When it comes to caring for young people, Battle Ground is one of the best communities in the country.
Battle Ground was named one of America’s Promise Alliance’s 100 Best Communities for Young People at an event in Washington, D.C., on Wednesday morning.
In addition to the community award, Battle Ground High School junior Kyle Harris was crowned the winner of the competition’s youth scholarship contest for her essay on suicide-prevention efforts in Battle Ground. The essay was one of two youth testimonials submitted with the city’s application.
“It’s a double whammy for us,” Mayor Lisa Walters said. “It’s pretty awesome.”
The “best community” designation comes with a $2,500 grant for the city. Harris also won a $2,500 scholarship for her essay. More than 320 communities entered the competition, which is in its sixth year. The city of Battle Ground applied last year but was not selected.
This year, the city’s application focused on the community’s response to youth suicides earlier this year, Walters said. In the first three months of 2012, three area teenagers died by their own hands.
Harris’ essay provided a teenager’s view of the suicides. She explained the feelings she and her peers were experiencing — raw feelings for Harris, who was close friends with two of the teens who died by suicide.
Her essay also highlighted how she took those feelings and turned them into action, organizing the city’s first Walk to Stop event in February. More than 200 people walked around the high school track to draw attention to the suicides and educate others about warning signs. The event raised more than $2,000, which Harris donated to the local Youth Suicide Prevention Program.
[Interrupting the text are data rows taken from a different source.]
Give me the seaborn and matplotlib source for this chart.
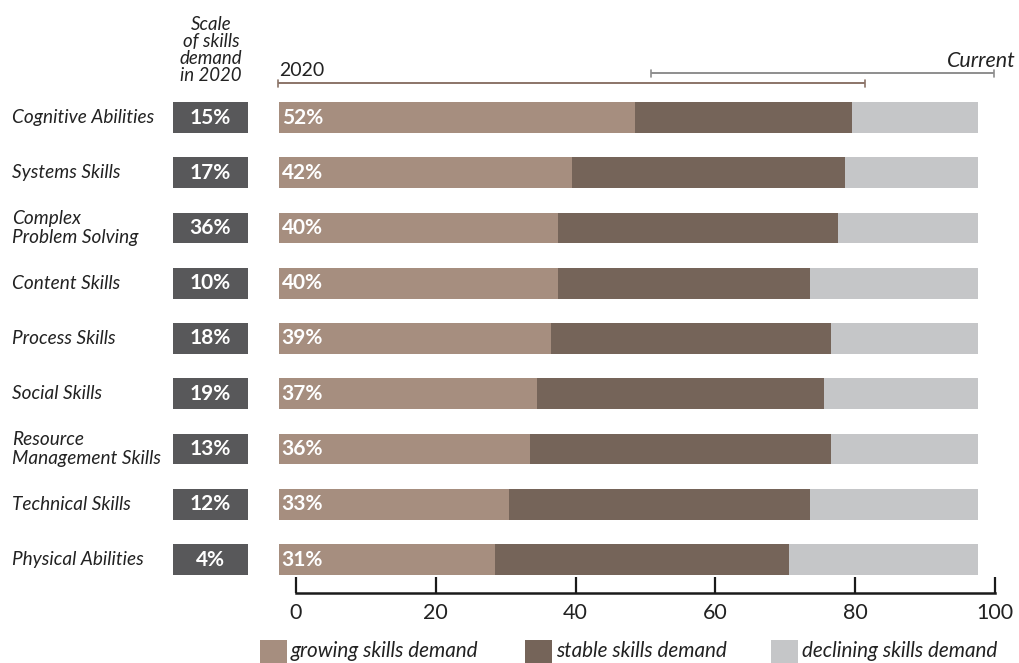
import numpy as np
import pandas as pd
import matplotlib
matplotlib.use("Agg")
import matplotlib.pyplot as plt
import matplotlib.transforms as mtrans
from matplotlib.patches import Rectangle
import seaborn as sns

# ---------------- data ----------------
skills = ["Cognitive Abilities", "Systems Skills", "Complex\nProblem Solving",
          "Content Skills", "Process Skills", "Social Skills",
          "Resource\nManagement Skills", "Technical Skills", "Physical Abilities"]
scale_2020 = [15, 17, 36, 10, 18, 19, 13, 12, 4]
growing = [51, 42, 40, 40, 39, 37, 36, 33, 31]
stable = [31, 39, 40, 36, 40, 41, 43, 43, 42]
declining = [18, 19, 20, 24, 21, 22, 21, 24, 27]
growing_labels = ["52%", "42%", "40%", "40%", "39%", "37%", "36%", "33%", "31%"]
x_ticks = [0, 20, 40, 60, 80, 100]
legend_labels = ["growing skills demand", "stable skills demand", "declining skills demand"]
header_text = "Scale\nof skills\ndemand\nin 2020"

# ---------------- style ----------------
C_GROW = "#a68e7f"
C_STAB = "#756459"
C_DECL = "#c5c6c8"
C_BOX = "#58585a"
C_TXT = "#222222"
C_BR1 = "#8b7468"
C_BR2 = "#8e8e8e"

sns.set_theme(style="white")
plt.rcParams["font.family"] = ["Lato", "DejaVu Sans"]

W, H = 1020, 663
fig = plt.figure(figsize=(W / 100, H / 100), dpi=100)

PX0, PXU = 296.0, 6.99          # pixel of x=0, pixels per unit
AX_L, AX_R, AX_T, AX_B = 150, 1010, 95, 593
ax = fig.add_axes([AX_L / W, 1 - AX_B / H, (AX_R - AX_L) / W, (AX_B - AX_T) / H])

df = pd.DataFrame({"skill": skills, "growing": growing, "stable": stable,
                   "declining": declining})
df["gs"] = df["growing"] + df["stable"]
df["total"] = df["gs"] + df["declining"]

BAR_START = -2.5
BAR_H = 0.56
for col, colr in [("total", C_DECL), ("gs", C_STAB), ("growing", C_GROW)]:
    sns.barplot(data=df, y="skill", x=col, orient="h", color=colr, saturation=1,
                width=BAR_H, left=BAR_START, errorbar=None, linewidth=0, ax=ax)

xmin = (AX_L - PX0) / PXU
xmax = (AX_R - PX0) / PXU
ax.set_xlim(xmin, xmax)
y0 = -(117.5 - AX_T) / 55.25
y1 = 8 + (AX_B - 559.5) / 55.25
ax.set_ylim(y1, y0)

# dark boxes with 2020 scale
BOX_L = (173 - PX0) / PXU
BOX_W = (248 - 173) / PXU
pos = np.arange(len(skills))
ax.barh(pos, BOX_W, left=BOX_L, height=BAR_H, color=C_BOX, linewidth=0)
for i, v in enumerate(scale_2020):
    ax.text(BOX_L + BOX_W / 2, i, f"{v}%", ha="center", va="center",
            color="white", fontweight="bold", fontsize=15)
for i, lab in enumerate(growing_labels):
    ax.text(BAR_START + 0.45, i, lab, ha="left", va="center",
            color="white", fontweight="bold", fontsize=15)

trans = mtrans.blended_transform_factory(fig.transFigure, ax.transData)
for i, s in enumerate(skills):
    ax.text(12 / W, i, s, transform=trans, ha="left", va="center",
            style="italic", fontsize=13.7, color=C_TXT, linespacing=1.08)

for sp in ["top", "left", "right"]:
    ax.spines[sp].set_visible(False)
ax.spines["bottom"].set_bounds(0, 100)
ax.spines["bottom"].set_linewidth(1.8)
ax.spines["bottom"].set_color("#1a1a1a")
ax.set_xticks(x_ticks)
ax.set_xticklabels([str(t) for t in x_ticks])
ax.tick_params(axis="x", direction="in", length=11.5, width=1.6, color="#1a1a1a",
               pad=7, labelsize=15.5, labelcolor=C_TXT, bottom=True)
ax.set_yticks([])
ax.set_xlabel("")
ax.set_ylabel("")
ax.patch.set_alpha(0)

# ---------------- overlay for annotations ----------------
ov = fig.add_axes([0, 0, 1, 1], zorder=-1)
ov.set_xlim(0, W)
ov.set_ylim(H, 0)
ov.axis("off")

ov.text(211, 50, header_text, ha="center", va="center", style="italic",
        fontsize=13.4, color=C_TXT, linespacing=1.0)
ov.text(279, 71, "2020", ha="left", va="center", fontsize=14, color=C_TXT)
ov.text(1016, 61, "Current", ha="right", va="center", style="italic",
        fontsize=15.5, color=C_TXT)

def bracket(x0, x1, y, c):
    ov.plot([x0, x1], [y, y], color=c, lw=1.4, solid_capstyle="butt")
    for x in (x0, x1):
        ov.plot([x, x], [y - 3.5, y + 3.5], color=c, lw=1.2)

bracket(278.5, 865, 83, C_BR1)
bracket(651, 994, 73, C_BR2)

legend_x = [260, 525, 771]
for lx, lab, colr in zip(legend_x, legend_labels, [C_GROW, C_STAB, C_DECL]):
    ov.add_patch(Rectangle((lx, 640), 27, 24, color=colr, lw=0))
    ov.text(lx + 31, 651, lab, ha="left", va="center", style="italic",
            fontsize=14.9, color=C_TXT)

fig.savefig("out.png", dpi=100)
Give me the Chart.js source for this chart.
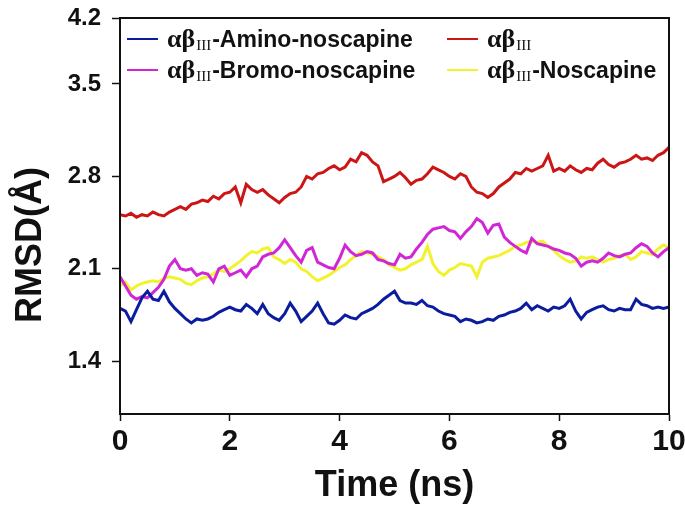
<!DOCTYPE html>
<html>
<head>
<meta charset="utf-8">
<script src="https://cdn.jsdelivr.net/npm/chart.js@4.4.1/dist/chart.umd.min.js"></script>
<style>
  html, body { margin: 0; padding: 0; background: #fff; }
  #wrap { width: 685px; height: 508px; }
</style>
</head>
<body>
<div id="wrap"><canvas id="rmsdChart"></canvas></div>
<script>
// time grid, ns
const times = Array.from({ length: 101 }, (_, i) => i / 10);

// RMSD values (Å), one per 0.1 ns
const aminoNoscapine = [
  1.80, 1.78, 1.70, 1.79, 1.88, 1.93, 1.87, 1.86, 1.93, 1.85,
  1.80, 1.76, 1.72, 1.69, 1.72, 1.71, 1.72, 1.74, 1.77, 1.79,
  1.81, 1.79, 1.78, 1.83, 1.80, 1.76, 1.83, 1.76, 1.73, 1.71,
  1.76, 1.84, 1.78, 1.70, 1.74, 1.78, 1.84, 1.76, 1.69, 1.68,
  1.71, 1.75, 1.73, 1.72, 1.76, 1.78, 1.80, 1.83, 1.87, 1.90,
  1.93, 1.86, 1.84, 1.84, 1.83, 1.86, 1.82, 1.81, 1.78, 1.76,
  1.75, 1.74, 1.70, 1.72, 1.71, 1.69, 1.70, 1.72, 1.71, 1.74,
  1.75, 1.77, 1.78, 1.80, 1.84, 1.79, 1.82, 1.80, 1.78, 1.81,
  1.80, 1.82, 1.87, 1.78, 1.72, 1.77, 1.79, 1.81, 1.82, 1.79,
  1.78, 1.80, 1.79, 1.79, 1.87, 1.83, 1.82, 1.80, 1.81, 1.80,
  1.81
];
const apo = [
  2.51, 2.50, 2.52, 2.49, 2.51, 2.50, 2.53, 2.51, 2.50, 2.53,
  2.55, 2.57, 2.55, 2.59, 2.60, 2.62, 2.61, 2.65, 2.63, 2.67,
  2.68, 2.72, 2.60, 2.74, 2.70, 2.68, 2.70, 2.66, 2.63, 2.60,
  2.64, 2.67, 2.68, 2.72, 2.80, 2.78, 2.82, 2.83, 2.86, 2.88,
  2.85, 2.87, 2.93, 2.91, 2.98, 2.96, 2.91, 2.88, 2.76, 2.78,
  2.80, 2.83, 2.79, 2.74, 2.77, 2.78, 2.82, 2.87, 2.85, 2.83,
  2.80, 2.78, 2.82, 2.80, 2.72, 2.68, 2.67, 2.64, 2.67, 2.72,
  2.75, 2.78, 2.83, 2.82, 2.86, 2.84, 2.86, 2.88, 2.96, 2.84,
  2.86, 2.84, 2.88, 2.85, 2.83, 2.86, 2.85, 2.90, 2.93, 2.89,
  2.87, 2.90, 2.91, 2.93, 2.96, 2.93, 2.94, 2.92, 2.96, 2.98,
  3.02
];
const bromoNoscapine = [
  2.04, 1.97, 1.90, 1.87, 1.89, 1.88, 1.92, 1.96, 2.02, 2.12,
  2.17, 2.10, 2.09, 2.10, 2.05, 2.07, 2.06, 2.00, 2.10, 2.12,
  2.05, 2.07, 2.09, 2.04, 2.10, 2.12, 2.19, 2.21, 2.22, 2.26,
  2.32, 2.26, 2.20, 2.15, 2.24, 2.26, 2.15, 2.13, 2.11, 2.10,
  2.18, 2.28, 2.23, 2.20, 2.21, 2.23, 2.22, 2.17, 2.16, 2.14,
  2.13, 2.21, 2.18, 2.19, 2.25, 2.30, 2.36, 2.40, 2.41, 2.42,
  2.39, 2.38, 2.33, 2.38, 2.42, 2.48, 2.45, 2.37, 2.43, 2.44,
  2.34, 2.30, 2.27, 2.24, 2.22, 2.33, 2.29, 2.28, 2.27, 2.25,
  2.24, 2.22, 2.21, 2.18, 2.12, 2.15, 2.16, 2.15, 2.18, 2.22,
  2.20, 2.19, 2.21, 2.22, 2.26, 2.29, 2.27, 2.22, 2.19, 2.23,
  2.26
];
const noscapine = [
  1.97, 2.00, 1.94, 1.97, 1.99, 2.00, 2.01, 2.00, 2.03, 2.04,
  2.03, 2.02, 1.99, 1.98, 2.01, 2.03, 2.04, 2.06, 2.09, 2.08,
  2.10, 2.13, 2.16, 2.20, 2.23, 2.22, 2.25, 2.26, 2.19, 2.17,
  2.14, 2.17, 2.15, 2.10, 2.08, 2.04, 2.01, 2.03, 2.05, 2.08,
  2.11, 2.13, 2.17, 2.20, 2.23, 2.22, 2.21, 2.19, 2.17, 2.13,
  2.11, 2.09, 2.10, 2.13, 2.15, 2.17, 2.27, 2.14, 2.08, 2.05,
  2.09, 2.11, 2.14, 2.13, 2.12, 2.04, 2.15, 2.18, 2.19, 2.20,
  2.22, 2.24, 2.27, 2.28, 2.30, 2.31, 2.30, 2.31, 2.27, 2.24,
  2.20, 2.17, 2.15, 2.16, 2.19, 2.18, 2.19, 2.17, 2.15, 2.17,
  2.18, 2.20, 2.21, 2.17, 2.19, 2.23, 2.22, 2.21, 2.25, 2.28,
  2.26
];

const xTicks = [0, 2, 4, 6, 8, 10];
const yTickValues = [1.4, 2.1, 2.8, 3.5, 4.0];
const yTickLabels = ['1.4', '2.1', '2.8', '3.5', '4.2'];

const labelSuffixes = ['-Amino-noscapine', '', '-Bromo-noscapine', '-Noscapine'];
const seriesColors = ['#0c1c9e', '#cc1616', '#d026d6', '#f2f22e'];
const seriesValues = [aminoNoscapine, apo, bromoNoscapine, noscapine];

const SANS = '"Liberation Sans", Arial, sans-serif';
const SERIF = '"Liberation Serif", "Times New Roman", serif';

// frame around the plot, rotated y title, and the mixed-font legend
const extras = {
  id: 'extras',
  afterDraw(chart) {
    const { ctx, chartArea: a } = chart;
    ctx.save();
    ctx.strokeStyle = '#111';
    ctx.lineWidth = 2;
    ctx.strokeRect(a.left, a.top, a.right - a.left, a.bottom - a.top);

    ctx.fillStyle = '#111';
    ctx.font = 'bold 36px ' + SANS;
    ctx.textAlign = 'center';
    ctx.textBaseline = 'middle';
    ctx.translate(31, 245);
    ctx.rotate(-Math.PI / 2);
    ctx.fillText('RMSD(Å)', 0, 0);
    ctx.restore();

    // legend, 2 columns x 2 rows
    const cols = [a.left + 7, a.left + 327];
    const rows = [a.top + 21, a.top + 52];
    ctx.save();
    ctx.textAlign = 'left';
    ctx.textBaseline = 'alphabetic';
    chart.data.datasets.forEach((ds, i) => {
      const x = cols[i % 2], y = rows[Math.floor(i / 2)];
      ctx.strokeStyle = ds.borderColor;
      ctx.lineWidth = 2;
      ctx.beginPath();
      ctx.moveTo(x, y);
      ctx.lineTo(x + 31, y);
      ctx.stroke();
      ctx.fillStyle = '#111';
      let tx = x + 40;
      ctx.font = 'bold 26px ' + SERIF;
      ctx.fillText('αβ', tx, y + 8);
      tx += ctx.measureText('αβ').width + 1;
      ctx.font = '15px ' + SERIF;
      ctx.fillText('III', tx, y + 11);
      tx += ctx.measureText('III').width + 1;
      ctx.font = 'bold 23px ' + SANS;
      ctx.fillText(labelSuffixes[i], tx, y + 8);
    });
    ctx.restore();
  }
};

new Chart(document.getElementById('rmsdChart'), {
  type: 'line',
  data: {
    datasets: seriesValues.map((vals, i) => ({
      label: 'αβIII' + labelSuffixes[i],
      data: times.map((t, j) => ({ x: t, y: vals[j] })),
      borderColor: seriesColors[i],
      borderWidth: 3,
      pointRadius: 0,
      tension: 0
    }))
  },
  options: {
    responsive: true,
    maintainAspectRatio: false,
    animation: false,
    layout: { padding: { top: 18, right: 16, left: 0, bottom: 0 } },
    plugins: {
      legend: { display: false },
      tooltip: { enabled: false }
    },
    scales: {
      x: {
        type: 'linear',
        min: 0,
        max: 10,
        afterBuildTicks: s => { s.ticks = xTicks.map(v => ({ value: v })); },
        afterFit: s => { s.height = 94; s.paddingLeft = 0; s.paddingRight = 0; },
        grid: { drawOnChartArea: false, tickLength: 7, tickColor: '#111', tickWidth: 1.5 },
        border: { display: true, color: '#111', width: 2 },
        ticks: {
          color: '#111',
          padding: 3,
          maxRotation: 0,
          font: { family: SANS, size: 30, weight: 'bold' }
        },
        title: {
          display: true,
          text: 'Time (ns)',
          color: '#111',
          padding: { top: 0, bottom: 0 },
          font: { family: SANS, size: 36, weight: 'bold' }
        }
      },
      y: {
        min: 1.0,
        max: 4.0,
        afterBuildTicks: s => { s.ticks = yTickValues.map(v => ({ value: v })); },
        afterFit: s => { s.width = 120; s.paddingTop = 0; s.paddingBottom = 0; },
        grid: { drawOnChartArea: false, tickLength: 8, tickColor: '#111', tickWidth: 1.5 },
        border: { display: true, color: '#111', width: 2 },
        ticks: {
          color: '#111',
          padding: 11,
          font: { family: SANS, size: 24, weight: 'bold' },
          callback: (v, i) => yTickLabels[i]
        }
      }
    }
  },
  plugins: [extras]
});
</script>
</body>
</html>
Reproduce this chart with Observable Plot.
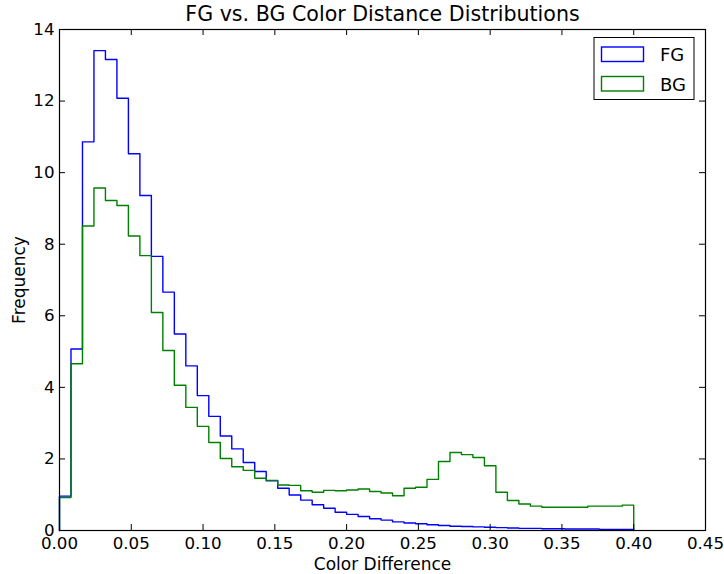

The second annual Walk to Stop will take place next February.
“If everyone is aware of the situation and aware of the signs of youth suicide, then we’re going to make a huge difference,” Harris said.
In addition to the youth testimonials, the application required demographics about youth in the community — such as graduation, dropout and homeless rates — and details about how existing programs and initiatives help to develop healthy, successful children. Applicants also had to describe how different sectors of their community work together to help children and families overcome challenges.
Among the examples, the city touted its annual evening of safe trick-or-treating along Main Street; the Rocksolid Community Teen Center, which offers students a place to receive after-school mentoring, healthy snacks and supervised recreational activities; and the Battle Ground High School Futures Program that provides developmentally challenged high school students with restaurant work experience.
The city also highlighted the school district’s implementation of the Rachel’s Challenge program, an initiative started by the parents of a student who was killed at Columbine High School in 1999. The program is a series of student-empowering programs and strategies that equip students and adults to combat bullying.
“It’s nice to know our community is willing to wrap its arms around the kids,” Walters said, “and this award shows that.”